**** Given entries ****

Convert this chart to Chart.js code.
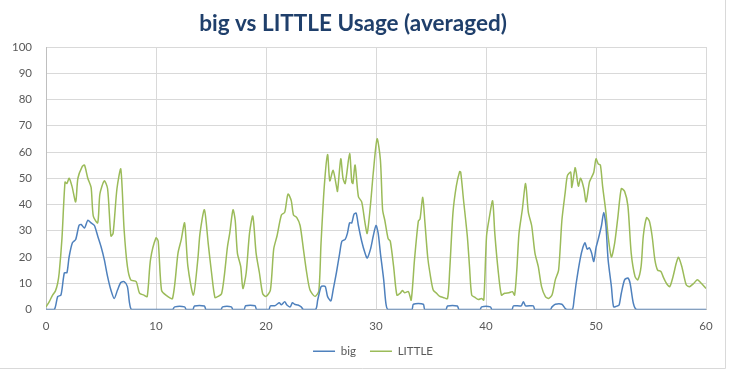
<!DOCTYPE html>
<html>
<head>
<meta charset="utf-8">
<title>big vs LITTLE Usage</title>
<script src="https://cdn.jsdelivr.net/npm/chart.js@4.4.0/dist/chart.umd.min.js"></script>
<style>
	html, body { margin: 0; padding: 0; background: #fff; }
	canvas { display: block; }
</style>
</head>
<body>
<canvas id="chart" width="735" height="376"></canvas>
<script>
// time (s) and usage (%)
const xTicks = [0, 10, 20, 30, 40, 50, 60];
const yTicks = [0, 10, 20, 30, 40, 50, 60, 70, 80, 90, 100];

const littleT = [0, 0.3, 0.6, 0.85, 1.06, 1.2, 1.45, 1.73, 1.9, 2.1, 2.36, 2.7, 2.9, 3.3, 3.5, 3.8, 4.1, 4.3, 4.7, 4.9,
	5.3, 5.6, 5.9, 6.1, 6.45, 6.8, 7.1, 7.4, 7.7, 8.2, 8.5, 8.9, 9.2, 9.5, 10, 10.2, 10.5, 10.9, 11.5, 12,
	12.3, 12.6, 12.9, 13.4, 13.8, 14, 14.4, 14.75, 15.05, 15.36, 15.66, 15.96, 16.2, 16.5, 16.7, 17, 17.2, 17.4, 17.7, 17.9,
	18.2, 18.5, 18.8, 19.1, 19.4, 19.7, 20, 20.4, 20.7, 21, 21.4, 21.7, 22, 22.3, 22.5, 22.8, 23.1, 23.4, 23.7, 24,
	24.45, 24.8, 25, 25.3, 25.6, 25.8, 26.1, 26.4, 26.5, 26.8, 27, 27.2, 27.6, 27.8, 27.9, 28.1, 28.4, 28.7, 29, 29.2,
	29.5, 29.75, 30.1, 30.4, 30.6, 30.8, 31.1, 31.3, 31.6, 31.9, 32.2, 32.4, 32.6, 32.95, 33.2, 33.5, 33.85, 34, 34.25, 34.45,
	34.7, 34.9, 35.2, 35.5, 35.8, 36.1, 36.5, 36.7, 37, 37.3, 37.6, 37.7, 37.95, 38.3, 38.5, 38.7, 39, 39.3, 39.6, 39.8,
	40.05, 40.3, 40.6, 40.8, 41.1, 41.4, 41.7, 42.1, 42.4, 42.6, 42.8, 43, 43.3, 43.6, 43.85, 44.15, 44.45, 44.75, 45.05, 45.4,
	45.7, 46, 46.3, 46.6, 46.9, 47.2, 47.4, 47.7, 47.8, 48.1, 48.2, 48.4, 48.6, 48.9, 49.1, 49.4, 49.6, 49.8, 50, 50.2,
	50.4, 50.6, 50.9, 51.1, 51.4, 51.7, 52, 52.3, 52.6, 52.9, 53.2, 53.55, 53.8, 54.1, 54.3, 54.6, 54.85, 55.1, 55.35, 55.6,
	55.9, 56.1, 56.4, 56.7, 57, 57.3, 57.5, 57.8, 58.2, 58.5, 58.9, 59.2, 59.5, 60];
const littleV = [1, 3, 5.5, 7, 10, 14, 27, 48.5, 48, 50, 47, 41, 50, 54.5, 55, 50, 46.5, 35.6, 33, 44,
	49, 46, 28, 29, 46, 53.5, 30.5, 16.4, 11.3, 10.6, 6.2, 5.5, 4.9, 19, 27.3, 26, 7.4, 5.5, 4.2, 21.5,
	26.7, 33, 16.4, 5.5, 19, 29, 38, 25, 14, 4.6, 5, 6, 12.5, 24, 29, 38, 34, 21.5, 16.4, 8,
	14, 29, 35.6, 21.5, 14, 6, 5, 7.4, 23, 28, 36, 37, 44, 41.4, 36, 35, 32, 23, 14, 7.4,
	5, 7, 25, 47, 59, 49, 53, 47, 45, 57.4, 50, 48, 59.4, 48.5, 48, 55, 43, 41, 33, 29,
	40, 52, 65, 57, 38, 34, 27, 26, 16.4, 5.5, 6.2, 7.2, 6.4, 6.8, 3.6, 19, 33.7, 34.4, 42.7, 33,
	20, 14, 7.4, 6.2, 5, 4.6, 4.2, 15, 37, 47, 52.5, 52.3, 42, 28, 16.4, 5.5, 4.6, 3.8, 4.2, 3.6,
	28, 35, 41.4, 29, 15, 5.5, 6.2, 6.4, 6.8, 5.5, 15, 29, 38, 48, 37, 32, 21.5, 16.4, 8.7, 4.9,
	4.2, 5.5, 11.3, 15, 34, 44.6, 51, 52.3, 46.5, 54, 52.3, 47, 50, 46, 41, 48.5, 50.4, 52.3, 57.4, 55.5,
	55, 47, 37, 28, 20, 25.4, 35.6, 46, 45, 39.5, 21.5, 12.5, 11.3, 16.4, 28, 35, 33.7, 28, 19, 15,
	14.5, 12.5, 10, 8.7, 12.5, 17.7, 19.9, 16.4, 9.4, 8.7, 10, 11.3, 10.3, 8];

const bigT = [0, 0.75, 1.06, 1.36, 1.67, 1.9, 2.1, 2.4, 2.7, 3, 3.2, 3.5, 3.8, 4.1, 4.4, 4.7, 5, 5.3, 5.6, 5.9,
	6.2, 6.5, 6.8, 7.1, 7.4, 7.6, 7.8, 11.5, 11.7, 12.6, 12.75, 13.35, 13.5, 14.4, 14.55, 15.9, 16.05, 16.85, 17, 18,
	18.15, 19, 19.15, 20.25, 20.4, 20.8, 21, 21.2, 21.4, 21.7, 21.9, 22.2, 22.4, 22.6, 22.9, 23.2, 23.4, 24.5, 24.7, 25,
	25.2, 25.4, 25.6, 25.9, 26.1, 26.4, 26.7, 26.9, 27.2, 27.4, 27.6, 27.8, 28, 28.2, 28.4, 28.7, 29, 29.2, 29.5, 29.75,
	30, 30.2, 30.4, 30.7, 30.9, 31.1, 33.25, 33.4, 34.3, 34.45, 36.35, 36.5, 37.4, 37.55, 39.45, 39.6, 40.4, 40.55, 42.35, 42.5,
	43.2, 43.4, 43.6, 44.3, 44.45, 45.85, 46, 46.3, 46.9, 47.2, 47.35, 47.85, 48, 48.2, 48.55, 48.8, 49, 49.2, 49.4, 49.6,
	49.8, 50, 50.2, 50.5, 50.7, 50.9, 51.1, 51.4, 51.6, 51.9, 52.1, 52.3, 52.6, 52.9, 53.1, 53.4, 53.7, 60];
const bigV = [0, 0, 4.9, 5.5, 14, 14, 20, 25.4, 26.7, 32, 32.4, 31, 34, 33, 32, 28, 24, 19, 12.5, 7.4,
	4.2, 7.4, 10.3, 10.6, 8.7, 2.3, 0, 0, 1, 1, 0, 0, 1.3, 1.3, 0, 0, 1, 1, 0, 0,
	1.4, 1.4, 0, 0, 1.4, 1.4, 2, 2.6, 1.8, 3, 1.7, 1, 2.6, 2, 1.7, 1, 0, 0, 3.6, 8.7,
	9, 8.7, 4.9, 3.3, 7.4, 14, 21.5, 26, 26.7, 29, 33, 33, 36.3, 36.7, 32, 26, 21.5, 19.6, 23, 28,
	32, 29, 21.5, 11.3, 2.3, 0, 0, 2, 2, 0, 0, 1.3, 1.3, 0, 0, 1, 1, 0, 0, 1.4,
	1.4, 3, 1.4, 1.4, 0, 0, 1, 2, 2, 0.4, 0, 0, 3.6, 10, 19, 23.5, 25.4, 23, 23.5, 21.5,
	18.3, 23.5, 26.7, 32, 37, 32, 19, 8.7, 1, 1.3, 1.7, 6.2, 11.3, 12, 10, 2.3, 0, 0];

const toPoints = (ts, vs) => ts.map((t, i) => ({ x: t, y: vs[i] }));

const frame = {
	id: 'frame',
	afterLayout(chart) {
		// legend sits a bit right of centre in the original
		const lg = chart.legend;
		lg.left += 20;
		lg.right += 20;
	},
	beforeDraw(chart) {
		const ctx = chart.ctx;
		ctx.save();
		ctx.fillStyle = '#fff';
		ctx.fillRect(0, 0, chart.width, chart.height);
		ctx.strokeStyle = '#d9d9d9';
		ctx.lineWidth = 1;
		ctx.beginPath();
		ctx.moveTo(725.5, 0);
		ctx.lineTo(725.5, 368.5);
		ctx.lineTo(0, 368.5);
		ctx.stroke();
		ctx.restore();
	},
};

const config = {
	type: 'line',
	data: {
		datasets: [
			{
				label: 'big',
				data: toPoints(bigT, bigV),
				borderColor: '#4f81bd',
				backgroundColor: '#4f81bd',
				borderWidth: 1.5,
				pointRadius: 0,
				tension: 0.25,
			},
			{
				label: 'LITTLE',
				data: toPoints(littleT, littleV),
				borderColor: '#9bbb59',
				backgroundColor: '#9bbb59',
				borderWidth: 1.5,
				pointRadius: 0,
				tension: 0.25,
			},
		],
	},
	options: {
		responsive: false,
		animation: false,
		layout: { padding: { left: 0, right: 29, top: 0, bottom: 9 } },
		scales: {
			x: {
				type: 'linear',
				min: 0,
				max: 60,
				afterBuildTicks: (s) => { s.ticks = xTicks.map((v) => ({ value: v })); },
				afterFit: (s) => { s.height = 22; },
				grid: { color: '#d9d9d9', drawTicks: false },
				border: { color: '#bfbfbf' },
				ticks: { color: '#595959', padding: 10, font: { family: 'Lato', size: 11.5 } },
			},
			y: {
				min: 0,
				max: 100,
				afterBuildTicks: (s) => { s.ticks = yTicks.map((v) => ({ value: v })); },
				afterFit: (s) => { s.width = 46; },
				grid: { color: '#d9d9d9', drawTicks: false },
				border: { color: '#bfbfbf' },
				ticks: { color: '#595959', padding: 14, font: { family: 'Lato', size: 11.5 } },
			},
		},
		plugins: {
			title: {
				display: true,
				text: 'big vs LITTLE Usage (averaged)',
				color: '#1f3f6b',
				font: { family: 'Lato', size: 22.5, weight: 'bold' },
				padding: { top: 10, bottom: 10 },
			},
			legend: {
				position: 'bottom',
				labels: {
					color: '#595959',
					font: { family: 'Lato', size: 11.5 },
					usePointStyle: true,
					pointStyle: 'line',
					pointStyleWidth: 22,
					padding: 14,
				},
			},
			tooltip: { enabled: false },
		},
	},
	plugins: [frame],
};

new Chart(document.getElementById('chart'), config);
</script>
</body>
</html>
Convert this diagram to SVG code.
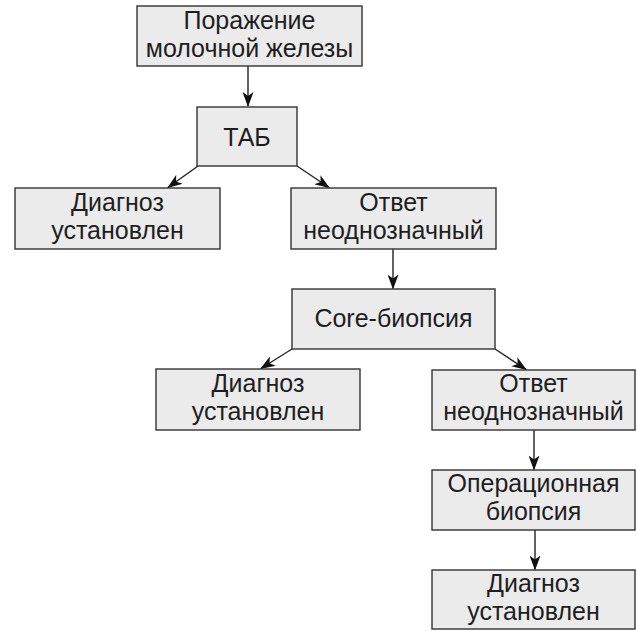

****

Take the records above from their first line through the line with "80, 90, 100];" and set those lines down word for word, minus the pictures.

=== Written solution ===
Convert this chart to Chart.js code.
<!DOCTYPE html>
<html>
<head>
<meta charset="utf-8">
<title>big vs LITTLE Usage</title>
<script src="https://cdn.jsdelivr.net/npm/chart.js@4.4.0/dist/chart.umd.min.js"></script>
<style>
	html, body { margin: 0; padding: 0; background: #fff; }
	canvas { display: block; }
</style>
</head>
<body>
<canvas id="chart" width="735" height="376"></canvas>
<script>
// time (s) and usage (%)
const xTicks = [0, 10, 20, 30, 40, 50, 60];
const yTicks = [0, 10, 20, 30, 40, 50, 60, 70, 80, 90, 100];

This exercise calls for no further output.